“Children typically suffer pain, confusion, and insecurity when their parents separate. They are hurt by outbursts of anger, bitterness, a lack of respect, an inability to communicate, and the overt hostility that can repeatedly flare up between battling parents.” ~Through the Eyes of Children
If you’re preparing for a child custody battle, ask yourself these questions:
- Is the child custody battle unavoidable?
- Have I done everything reasonably possible to resolve disagreements?
- Have we used the best co-parenting tools to reduce conflict?
- Are we truly incapable of negotiating a child custody agreement privately?
- Have I asked my co-parent to work with a child custody specialist, mediator, or therapist?
If you’ve done your utmost, and must ask a judge to decide child custody, here are suggestions for the difficult road ahead. I draw this insight from my experience as an attorney in child custody mediation, hearings, and trials in San Francisco, Marin, Santa Clara, and Alameda, California over the last twenty years.
How to Prepare for a child custody battle
1. Protect your child from harm.
If you and your child are victims of abuse, please get help from qualified professionals. Domestic violence and child abuse laws are complex, and the legal process to get a protective order is intense and time sensitive. A skilled professional who works specifically, and ideally, exclusively in this field, understands abuse and the system. If you lose a child custody battle in California, I recommend you contact the Family Violence Appellate Project immediately. FVAP helps victims appeal and overturn judges’ decisions, and stop the abuse.
2. Reflect on your parenting.
Are your requests for child custody and visitation reasonable and in your child’s best interest? A court must look at “all circumstances bearing on the best interest of the minor child.” In California, joint legal and physical custody are the norm, even for parents who were primary breadwinners and secondary parents during marriage. So generally, absent evidence that a fifty-fifty timeshare will be detrimental to a child, a family law judge may drastically change the existing arrangement. However, it also isn’t uncommon for judges to make temporary child custody orders permanent if a parent fails to show a change is best.
3. Note your schedules and activities.
Keep a timeshare log. Record the dates and times that you and/or your spouse/partner spends with your child/children. Note extracurricular activities, doctor’s visits, daycare, school, and friend events to gain a present awareness of who and how you and your spouse/partner provide child care. This will give you a quantifiable picture of your current co-parenting and child custody practice. It will also enable your lawyer, child custody mediator, evaluator, and judge to determine whether to change or maintain a temporary order “status quo” (as-is.)

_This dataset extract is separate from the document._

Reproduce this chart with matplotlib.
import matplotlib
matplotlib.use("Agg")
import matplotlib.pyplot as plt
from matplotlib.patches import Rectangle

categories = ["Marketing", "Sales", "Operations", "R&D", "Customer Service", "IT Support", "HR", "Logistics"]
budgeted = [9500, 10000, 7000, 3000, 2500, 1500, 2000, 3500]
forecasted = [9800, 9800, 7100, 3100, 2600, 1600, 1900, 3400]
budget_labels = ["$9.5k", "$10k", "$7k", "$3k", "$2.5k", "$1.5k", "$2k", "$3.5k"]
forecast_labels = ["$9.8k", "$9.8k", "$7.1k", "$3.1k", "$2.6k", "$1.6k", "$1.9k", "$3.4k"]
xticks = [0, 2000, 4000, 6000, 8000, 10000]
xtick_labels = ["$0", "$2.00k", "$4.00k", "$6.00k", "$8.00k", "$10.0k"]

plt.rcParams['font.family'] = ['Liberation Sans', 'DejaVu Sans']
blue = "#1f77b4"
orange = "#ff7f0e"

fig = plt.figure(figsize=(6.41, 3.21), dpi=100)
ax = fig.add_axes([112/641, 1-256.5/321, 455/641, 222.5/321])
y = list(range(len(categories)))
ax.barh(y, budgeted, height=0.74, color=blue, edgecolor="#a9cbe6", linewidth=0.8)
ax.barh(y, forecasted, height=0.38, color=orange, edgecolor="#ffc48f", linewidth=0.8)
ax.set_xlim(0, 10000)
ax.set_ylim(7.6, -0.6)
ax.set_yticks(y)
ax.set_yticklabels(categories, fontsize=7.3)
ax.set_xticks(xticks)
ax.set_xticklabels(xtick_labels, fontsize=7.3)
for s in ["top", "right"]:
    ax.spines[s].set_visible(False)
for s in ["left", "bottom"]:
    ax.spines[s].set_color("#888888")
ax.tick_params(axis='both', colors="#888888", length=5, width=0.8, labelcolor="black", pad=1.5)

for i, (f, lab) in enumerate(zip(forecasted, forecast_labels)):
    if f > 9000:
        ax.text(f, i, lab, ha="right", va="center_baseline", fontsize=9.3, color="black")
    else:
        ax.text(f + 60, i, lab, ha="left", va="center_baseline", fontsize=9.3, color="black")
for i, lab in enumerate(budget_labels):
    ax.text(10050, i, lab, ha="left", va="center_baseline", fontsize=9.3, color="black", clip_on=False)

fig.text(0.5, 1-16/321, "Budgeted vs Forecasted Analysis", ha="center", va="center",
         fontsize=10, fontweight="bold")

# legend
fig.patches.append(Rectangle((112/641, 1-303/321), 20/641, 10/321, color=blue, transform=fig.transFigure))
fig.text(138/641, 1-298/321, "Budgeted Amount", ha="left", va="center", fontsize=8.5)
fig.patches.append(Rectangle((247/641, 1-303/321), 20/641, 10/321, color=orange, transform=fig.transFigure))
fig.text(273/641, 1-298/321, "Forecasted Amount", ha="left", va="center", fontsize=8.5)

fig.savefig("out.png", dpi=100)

4. Be Mindful of negative emotions.
Child custody battles are heartbreaking, nerve-wracking, and triggering. If you’re a good human in a child custody battle, you’ll likely feel rage, terror, and despair. You also may be short-tempered or incapable of speaking without expressing anger. It’s understandable. Your instinct is to protect your child. The key is to demonstrate you are reasonable and prioritize your child’s best interests. If you make petty arguments or appear incapable of working through anger, your behavior may color a judge’s opinion. A judge will consider your courtroom conduct, language, and legal arguments when assessing your credibility.
I recommend practicing mindfulness meditation to help you cope. It is scientifically proven that being mindful reduces the mental and physical effects of stress. It’s free, portable, and you can practice it anywhere, anytime, and obsessively. Of the many soul-centering techniques I’ve used over the last twenty-six years, prayer/faith and mindfulness meditation are my top choices for stress reduction during a child custody battle.
5. Expand your knowledge and tool chest.
Read Two Homes, One Childhood: A Parenting Plan to Last a Lifetime. The author, Robert E. Emery, PhD, is a researcher, therapist, and mediator, who has focused his career on divorce for decades. In his book, Dr. Emery speaks to most divorcing parents’ deepest fears: “Is my child’s behavior normal or a due to the divorce?” Dr. Emery also shares his personal experiences as a divorced co-parent who knows firsthand how difficult, but necessary it is to adopt a parenting plan that “grows and changes along with the developing needs of children.” Emery states bluntly that your jobs as a divorcing parent are to behave maturely and shield the kids.
Try The OurFamilyWizard (“OFW”) platform. OFW is an online portal that separated and divorced co-parents use to communicate, organize, maintain, exchange, and track schedules, kid’s expenses and records. It can open lines of communication between co-parents who might be incapable of otherwise communicating effectively, if at all.